Anomali Lainnya
Perilaku negatif lainnya atau keempat di bulan ramadhan makin meningkatnya intensitas penggunaan gatget khususnya di media sosial untuk hal-hal yang tidak positif dan produktif, atau sekadar ngabububurit. Bahkan tidak jarang digunakan untuk bergosip ria, menyebarkan informasi ujaran kebencian, hoaks, dan sebagainya. Dalam kontek ini ada trend, penggunaan gadget atau handphone untuk kegiatan positif dan produktif dari sisi ibadah atau keilmuwan masih kurang dibandingkan dengan yang negatif.

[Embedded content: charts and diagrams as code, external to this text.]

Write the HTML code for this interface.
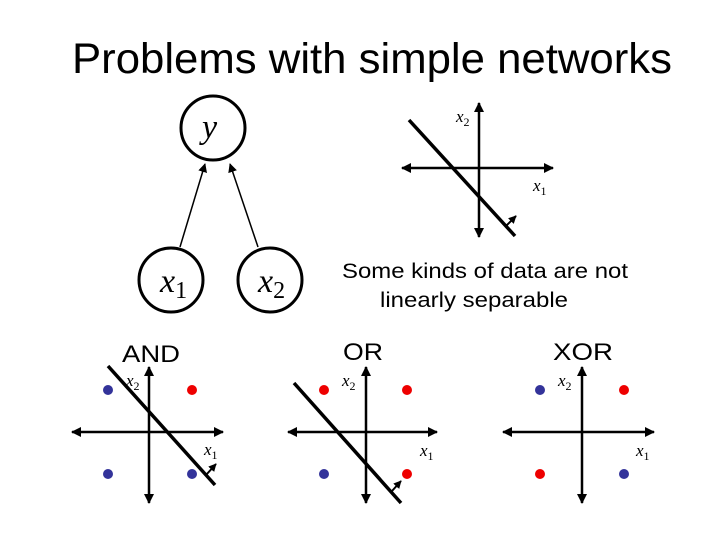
<!DOCTYPE html>
<html><head><style>
body{margin:0;background:#fff}
svg{display:block}
.s{font-family:"Liberation Sans",sans-serif}
.m{font-family:"Liberation Serif",serif;font-style:italic}
</style></head><body>
<svg width="720" height="540" viewBox="0 0 720 540" xmlns="http://www.w3.org/2000/svg">
<defs>
<marker id="a" viewBox="0 0 10 10" refX="9" refY="5" markerWidth="4" markerHeight="4" orient="auto-start-reverse"><path d="M0,0L10,5L0,10z" fill="#000"/></marker>
<marker id="b" viewBox="0 0 10 10" refX="9" refY="5" markerWidth="6" markerHeight="6" orient="auto"><path d="M0,0L10,5L0,10z" fill="#000"/></marker>
</defs>
<text x="72" y="73" class="s" font-size="43" textLength="600" lengthAdjust="spacingAndGlyphs">Problems with simple networks</text>
<g fill="none" stroke="#000" stroke-width="3">
<circle cx="213" cy="128" r="32"/><circle cx="171" cy="280" r="32"/><circle cx="270" cy="280" r="32"/>
</g>
<g stroke="#000" stroke-width="1.5">
<line x1="180" y1="247" x2="205" y2="164" marker-end="url(#b)"/>
<line x1="258" y1="247" x2="230" y2="164" marker-end="url(#b)"/>
</g>
<text x="202" y="138" class="m" font-size="34">y</text>
<text x="160" y="292" class="m" font-size="34">x<tspan font-size="24" dy="6" font-style="normal">1</tspan></text>
<text x="258" y="292" class="m" font-size="34">x<tspan font-size="24" dy="6" font-style="normal">2</tspan></text>
<text x="342" y="278" class="s" font-size="21" textLength="286" lengthAdjust="spacingAndGlyphs">Some kinds of data are not</text>
<text x="380" y="307" class="s" font-size="21" textLength="188" lengthAdjust="spacingAndGlyphs">linearly separable</text>
<g stroke="#000" stroke-width="2.5">
<line x1="479" y1="103" x2="479" y2="237" marker-start="url(#a)" marker-end="url(#a)"/>
<line x1="402" y1="168" x2="553" y2="168" marker-start="url(#a)" marker-end="url(#a)"/>
<line x1="409" y1="120" x2="515" y2="236" stroke-width="3.5"/>
<line x1="505" y1="227" x2="516" y2="216" stroke-width="2" marker-end="url(#a)"/>
</g>
<text x="456" y="122" class="m" font-size="17">x<tspan font-size="12" dy="4" font-style="normal">2</tspan></text>
<text x="533" y="191" class="m" font-size="17">x<tspan font-size="12" dy="4" font-style="normal">1</tspan></text>
<text x="122" y="362" class="s" font-size="24" textLength="58" lengthAdjust="spacingAndGlyphs">AND</text>
<g stroke="#000" stroke-width="2.5">
<line x1="149" y1="367" x2="149" y2="503" marker-start="url(#a)" marker-end="url(#a)"/>
<line x1="72" y1="432" x2="223" y2="432" marker-start="url(#a)" marker-end="url(#a)"/>
<line x1="108" y1="366" x2="215" y2="485" stroke-width="3.5"/>
<line x1="206" y1="475" x2="216" y2="464" stroke-width="2" marker-end="url(#a)"/>
</g>
<circle cx="108" cy="390" r="5" fill="#33339a"/><circle cx="192" cy="390" r="5" fill="#e00"/>
<circle cx="108" cy="474" r="5" fill="#33339a"/><circle cx="192" cy="474" r="5" fill="#33339a"/>
<text x="126" y="386" class="m" font-size="17">x<tspan font-size="12" dy="4" font-style="normal">2</tspan></text>
<text x="204" y="455" class="m" font-size="17">x<tspan font-size="12" dy="4" font-style="normal">1</tspan></text>
<text x="343" y="360" class="s" font-size="24" textLength="40" lengthAdjust="spacingAndGlyphs">OR</text>
<g stroke="#000" stroke-width="2.5">
<line x1="366" y1="367" x2="366" y2="503" marker-start="url(#a)" marker-end="url(#a)"/>
<line x1="288" y1="432" x2="437" y2="432" marker-start="url(#a)" marker-end="url(#a)"/>
<line x1="294" y1="383" x2="401" y2="503" stroke-width="3.5"/>
<line x1="392" y1="491" x2="401" y2="481" stroke-width="2" marker-end="url(#a)"/>
</g>
<circle cx="324" cy="390" r="5" fill="#e00"/><circle cx="407" cy="390" r="5" fill="#e00"/>
<circle cx="324" cy="474" r="5" fill="#33339a"/><circle cx="407" cy="474" r="5" fill="#e00"/>
<text x="342" y="386" class="m" font-size="17">x<tspan font-size="12" dy="4" font-style="normal">2</tspan></text>
<text x="420" y="456" class="m" font-size="17">x<tspan font-size="12" dy="4" font-style="normal">1</tspan></text>
<text x="553" y="360" class="s" font-size="24" textLength="60" lengthAdjust="spacingAndGlyphs">XOR</text>
<g stroke="#000" stroke-width="2.5">
<line x1="582" y1="367" x2="582" y2="503" marker-start="url(#a)" marker-end="url(#a)"/>
<line x1="503" y1="432" x2="654" y2="432" marker-start="url(#a)" marker-end="url(#a)"/>
</g>
<circle cx="540" cy="390" r="5" fill="#33339a"/><circle cx="624" cy="390" r="5" fill="#e00"/>
<circle cx="540" cy="474" r="5" fill="#e00"/><circle cx="624" cy="474" r="5" fill="#33339a"/>
<text x="558" y="386" class="m" font-size="17">x<tspan font-size="12" dy="4" font-style="normal">2</tspan></text>
<text x="636" y="456" class="m" font-size="17">x<tspan font-size="12" dy="4" font-style="normal">1</tspan></text>
</svg>
</body></html>
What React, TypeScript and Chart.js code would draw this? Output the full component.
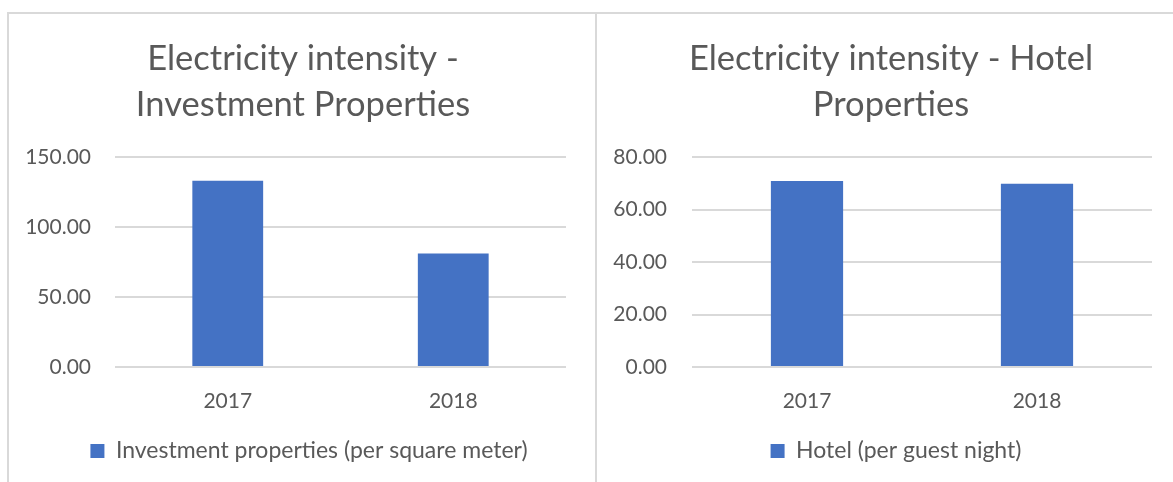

Pada saat yang sama, di bulan ramadhan pula terjadi trend komodifikasi siaran atau program bertajuk keagamaan/dakwah di kebanyakan televisi swasta, terutama dalam bentuk reality show. Padahal isi siarannya didominasi lawakan, joke, atau hiburan. Pada satu sisi hal ini sah-sah saja karena mengandung unsur edukasi, dan tuntunan. Namun dampaknya, ramadhan lebih menonjol aspek tontonan atau hiburan. Maka fenomena merebaknya siaran televisi swasta di bulan ramadhan lebih tepat disebut sebagai dakwahtainment atau ramadhantaiment.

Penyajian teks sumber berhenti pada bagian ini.